Setting up the same way as against Spurs, to neutralise Mahrez and the Leicester CAM, Hatem Ben Arfa, we raced into another early lead. This time, the ball fell to Jay Rodriguez as we asserted our dominance.
However after two mistakes, again, from Ashley Williams, Slimani was allowed to head home, and yet another late penalty meant that we had taken no points from a winning position once more.
By this point, I wondered if it was a negative formation crushing us. So, for the final game of the session against Sunderland, I went for it. They only had one striker, 52-year-old Jermain Defoe, so I felt I could play 4-2-3-1.
Turns out, that was a horrible idea, as the defence, again let down by Williams, couldn’t cope with Defoe in the air, or as he ran in behind. Whether we sat deep or high, he managed to get through, as he finished the game with a superb hat-trick.
As it turns out, Brexit works out significantly better in Europe. It just seems that we cannot keep goals out in the Premier League, and as a result are languishing in the relegation zone.

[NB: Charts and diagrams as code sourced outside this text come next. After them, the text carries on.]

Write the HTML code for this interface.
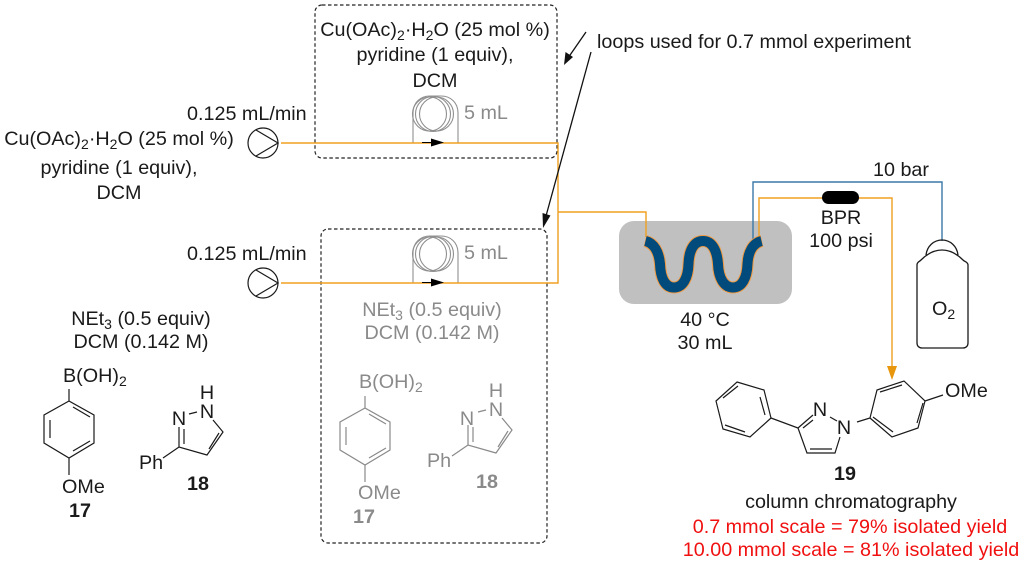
<!DOCTYPE html>
<html><head><meta charset="utf-8"><style>
html,body{margin:0;padding:0;background:#fff;width:1024px;height:568px;overflow:hidden}
svg{display:block}
text{font-family:"Liberation Sans",sans-serif;font-size:19.75px;fill:#1a1a1a}
.m{text-anchor:middle}
.g{fill:#8a8a8a}
.b{font-weight:bold}
.r{fill:#f01010}
.s{font-size:14px}
</style></head><body>
<svg width="1024" height="568" viewBox="0 0 1024 568" xmlns="http://www.w3.org/2000/svg">
<defs>
<g id="coil" fill="none" stroke="#8f8f8f" stroke-width="1.1">
<path d="M413 143V113C413 102 421 96 430 96H441C450 96 458 102 458 113V143"/>
<circle cx="429.500" cy="114" r="17"/><circle cx="433" cy="114" r="17.500"/><circle cx="436.500" cy="114" r="17"/>
</g>
<g id="pump" fill="none" stroke="#1a1a1a" stroke-width="1.2">
<circle cx="263" cy="143" r="15"/><path d="M256 130L278 143L256 156"/>
</g>
<g id="mol17" fill="none" stroke-width="1.2">
<path d="M69 389V401L94 415V443L69 458L44 443V415L69 401M69 458V475M73 407L90 417M50 420V438M73 451L90 441"/>
</g>
<g id="mol18" fill="none" stroke-width="1.2">
<path d="M163 458L179 447L207 455L223 432L213 420M179 427V447M184 429V444M209 449L219 433M189 414L197 412"/>
</g>
</defs>

<!-- dashed boxes -->
<rect x="315" y="5" width="242" height="153" rx="7" fill="none" stroke="#222" stroke-width="1.2" stroke-dasharray="3.500 2.500"/>
<rect x="321" y="229" width="226" height="314" rx="7" fill="none" stroke="#222" stroke-width="1.2" stroke-dasharray="3.500 2.500"/>

<!-- reactor -->
<rect x="619" y="221" width="173" height="83" rx="15" fill="#c0c0c0"/>

<!-- coils -->
<use href="#coil"/>
<use href="#coil" y="140"/>

<!-- orange lines -->
<g fill="none" stroke="#f0a020" stroke-width="1.4">
<path d="M281 143H558V283H281"/>
<path d="M558 212H646V237"/>
<path d="M759 238V198H892V368"/>
</g>
<path d="M887 366H897L892 380Z" fill="#e8960c"/>

<!-- blue line -->
<path d="M753 240V182H942V241" fill="none" stroke="#3b78a8" stroke-width="1.4"/>

<!-- serpentine -->
<path d="M645 241C654 243 659 252 660 264C660.500 278 665 287.500 674 287.500C683 287.500 688 278 688.500 264C689 250 694 241 703 241C712 241 717 250 718 264C718.500 278 724 287.500 733 287.500C742 287.500 747 278 747.500 264C748 252 753 243 762 241" fill="none" stroke="#f29a40" stroke-width="12"/>
<path d="M645.500 241C654 243 659 252 660 264C660.500 278 665 287.500 674 287.500C683 287.500 688 278 688.500 264C689 250 694 241 703 241C712 241 717 250 718 264C718.500 278 724 287.500 733 287.500C742 287.500 747 278 747.500 264C748 252 753 243 761.500 241" fill="none" stroke="#004a7c" stroke-width="10"/>

<!-- BPR -->
<rect x="822" y="191" width="37" height="13" rx="6.500" fill="#000"/>

<!-- pumps -->
<use href="#pump"/>
<use href="#pump" y="140"/>

<!-- small arrows on coils -->
<g fill="#000" stroke="none">
<path d="M422 142H434V143H422Z"/><path d="M431 138.500L444 142.500L431 146.500Z"/>
<path d="M422 282H434V283H422Z"/><path d="M431 278.500L444 282.500L431 286.500Z"/>
</g>

<!-- annotation arrows -->
<g stroke="#111" stroke-width="1.3" fill="none">
<path d="M586 32L568 58"/>
<path d="M591 52L546 216"/>
</g>
<path d="M564 65L565.500 52L573 57Z" fill="#111"/>
<path d="M543 228L542.500 213L550.500 215.500Z" fill="#111"/>

<!-- O2 cylinder -->
<g fill="none" stroke="#1a1a1a" stroke-width="1.3">
<path d="M926 255C927 246 934 240 942 240C950 240 957 246 958 255"/>
<path d="M917 265C917 262 919 262 921 260C927 254 934 250 942 250C950 250 957 254 963 260C965 262 968 262 968 265V343C968 346 966 348 963 348H922C919 348 917 346 917 343Z"/>
</g>

<!-- molecules -->
<use href="#mol17" stroke="#1a1a1a"/>
<use href="#mol18" stroke="#1a1a1a"/>
<use href="#mol17" x="296" y="7" stroke="#8a8a8a"/>
<use href="#mol18" x="289" y="-2" stroke="#8a8a8a"/>

<g fill="none" stroke="#1a1a1a" stroke-width="1.2">
<path d="M737 382L764 390L771 418L750 437L723 429L716 401ZM723 398L738 386M760 397L765 415M725 425L745 432"/>
<path d="M771 418L798 428L807 453H835L840 437M798 428L813 415M803 428L813 420M810 449H832M830 417L837 421"/>
<path d="M857 422L870 418L877 390L904 381L925 401L918 428L892 437L870 418M880 392L902 385M923 403L917 423M873 417L893 432M925 401L943 395"/>
</g>

<!-- left text -->
<text x="187" y="120">0.125 mL/min</text>
<text x="187" y="260">0.125 mL/min</text>
<text x="119" y="145" class="m">Cu(OAc)<tspan class="s" dy="4">2</tspan><tspan dy="-4">·H</tspan><tspan class="s" dy="4">2</tspan><tspan dy="-4">O (25 mol %)</tspan></text>
<text x="119" y="174" class="m">pyridine (1 equiv),</text>
<text x="119" y="199" class="m">DCM</text>
<text x="141" y="325" class="m">NEt<tspan class="s" dy="4">3</tspan><tspan dy="-4"> (0.5 equiv)</tspan></text>
<text x="141" y="348" class="m">DCM (0.142 M)</text>

<!-- top box text -->
<text x="435" y="36" class="m">Cu(OAc)<tspan class="s" dy="4">2</tspan><tspan dy="-4">·H</tspan><tspan class="s" dy="4">2</tspan><tspan dy="-4">O (25 mol %)</tspan></text>
<text x="435" y="61" class="m">pyridine (1 equiv),</text>
<text x="435" y="87" class="m">DCM</text>
<text x="464" y="119" class="g">5 mL</text>
<text x="464" y="259" class="g">5 mL</text>
<text x="597" y="48">loops used for 0.7 mmol experiment</text>

<!-- gray text -->
<text x="432" y="316" class="m g">NEt<tspan class="s g" dy="4">3</tspan><tspan dy="-4"> (0.5 equiv)</tspan></text>
<text x="432" y="339" class="m g">DCM (0.142 M)</text>
<text x="359" y="388" class="g">B(OH)<tspan class="s g" dy="4">2</tspan></text>
<text x="358" y="499" class="g">OMe</text>
<text x="364" y="523" class="m g b">17</text>
<text x="467" y="425" class="m g">N</text>
<text x="496" y="416" class="m g">N</text>
<text x="496" y="397" class="m g">H</text>
<text x="427" y="467" class="g">Ph</text>
<text x="487" y="488" class="m g b">18</text>

<!-- black molecule text -->
<text x="63" y="382">B(OH)<tspan class="s" dy="4">2</tspan></text>
<text x="62" y="493">OMe</text>
<text x="80" y="517" class="m b">17</text>
<text x="179" y="425" class="m">N</text>
<text x="207" y="418" class="m">N</text>
<text x="207" y="399" class="m">H</text>
<text x="139" y="469">Ph</text>
<text x="198" y="490" class="m b">18</text>

<!-- right text -->
<text x="901" y="176" class="m">10 bar</text>
<text x="841" y="224" class="m">BPR</text>
<text x="841" y="247" class="m">100 psi</text>
<text x="705" y="326" class="m">40 °C</text>
<text x="705" y="349" class="m">30 mL</text>
<text x="932" y="315">O<tspan class="s" dy="4">2</tspan></text>
<text x="820" y="416" class="m">N</text>
<text x="844" y="434" class="m">N</text>
<text x="945" y="397">OMe</text>
<text x="845" y="480" class="m b">19</text>
<text x="851" y="508" class="m">column chromatography</text>
<text x="850" y="533" class="m r">0.7 mmol scale = 79% isolated yield</text>
<text x="851" y="556" class="m r">10.00 mmol scale = 81% isolated yield</text>
</svg>
</body></html>
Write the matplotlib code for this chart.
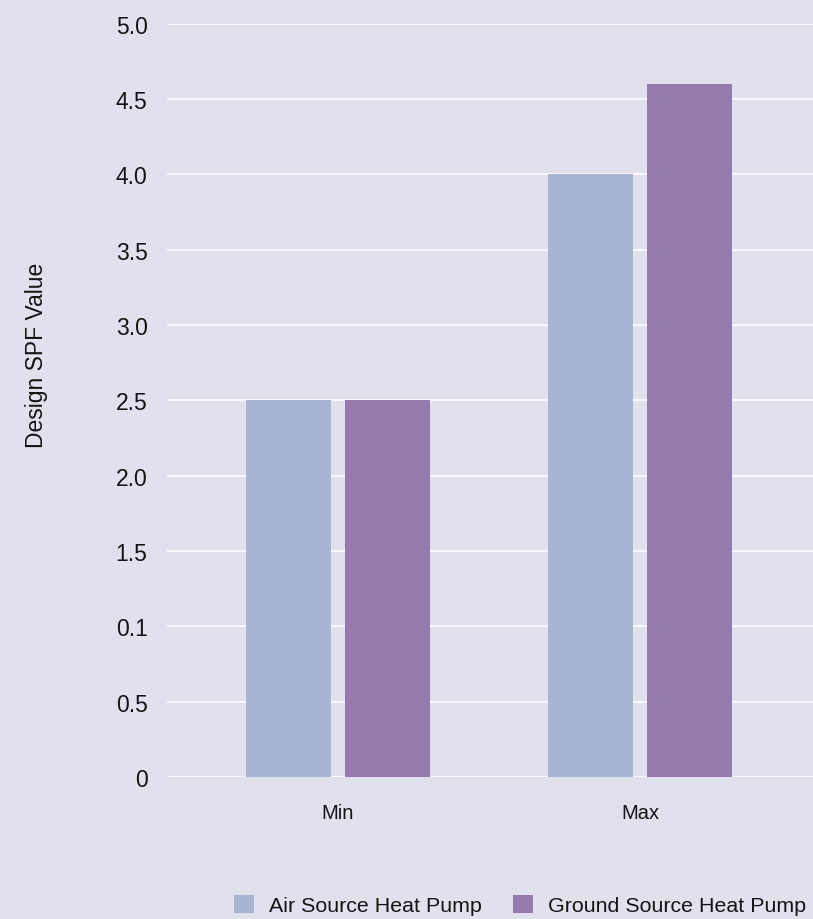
import matplotlib
matplotlib.use("Agg")
import matplotlib.pyplot as plt
import numpy as np
from matplotlib.patches import Patch

plt.rcParams['font.family'] = ['Liberation Sans', 'DejaVu Sans']

# Data
categories = ["Min", "Max"]
series_names = ["Air Source Heat Pump", "Ground Source Heat Pump"]
air_source = [2.5, 4.0]
ground_source = [2.5, 4.6]
y_ticks = [0, 0.5, 1.0, 1.5, 2.0, 2.5, 3.0, 3.5, 4.0, 4.5, 5.0]
y_tick_labels = ["0", "0.5", "0.1", "1.5", "2.0", "2.5", "3.0", "3.5", "4.0", "4.5", "5.0"]

bg = "#E1E1EE"
colors = ["#A9B4D2", "#967AAD"]
text_color = "#141414"

fig = plt.figure(figsize=(8.13, 9.2), dpi=100, facecolor=bg)
ax = fig.add_axes([167 / 813, 1 - 778 / 920, 1 - 167 / 813, (778 - 24.7) / 920])
ax.set_facecolor(bg)

x = np.arange(len(categories))
width = 0.281
offset = 0.164
ax.bar(x - offset, air_source, width, color=colors[0], zorder=3)
ax.bar(x + offset, ground_source, width, color=colors[1], zorder=3)

ax.set_xlim(-0.566, 1.573)
ax.set_ylim(0, 5)
ax.set_yticks(y_ticks)
ax.set_yticklabels(y_tick_labels)
ax.set_xticks(x)
ax.set_xticklabels(categories)

ax.yaxis.grid(True, color="white", linewidth=1.1, zorder=0)
ax.xaxis.grid(False)
for s in ax.spines.values():
    s.set_visible(False)
ax.tick_params(axis="y", length=0, pad=14, labelsize=16.5, labelcolor=text_color)
ax.tick_params(axis="x", length=0, pad=19, labelsize=14.5, labelcolor=text_color)

fig.text(37 / 813, 1 - 355 / 920, "Design SPF Value", rotation=90,
         ha="center", va="center", fontsize=16.5, color=text_color)

handles = [Patch(facecolor=c, edgecolor="none") for c in colors]
fig.legend(handles, series_names, loc="center", bbox_to_anchor=(520 / 813, 1 - 906 / 920),
           ncol=2, frameon=False, fontsize=15.4, handlelength=0.94, handleheight=0.94,
           handletextpad=0.7, columnspacing=1.45, labelcolor=text_color)

fig.savefig("out.png", dpi=100, facecolor=bg)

It may be that I need to play a higher line to avoid teams coming onto us in the latter stages, or perhaps the defensive recruitment hasn’t been great, but how many games is that lost via late penalties? At least 3 or 4, which is inexcusable.
We kick off next week against Dinamo in the Europa League, so hopefully we can get only our second win of the league season. In only a month or so Mr Carroll returns too, so if I can keep my job until then, that will give the side a huge, very huge, boost.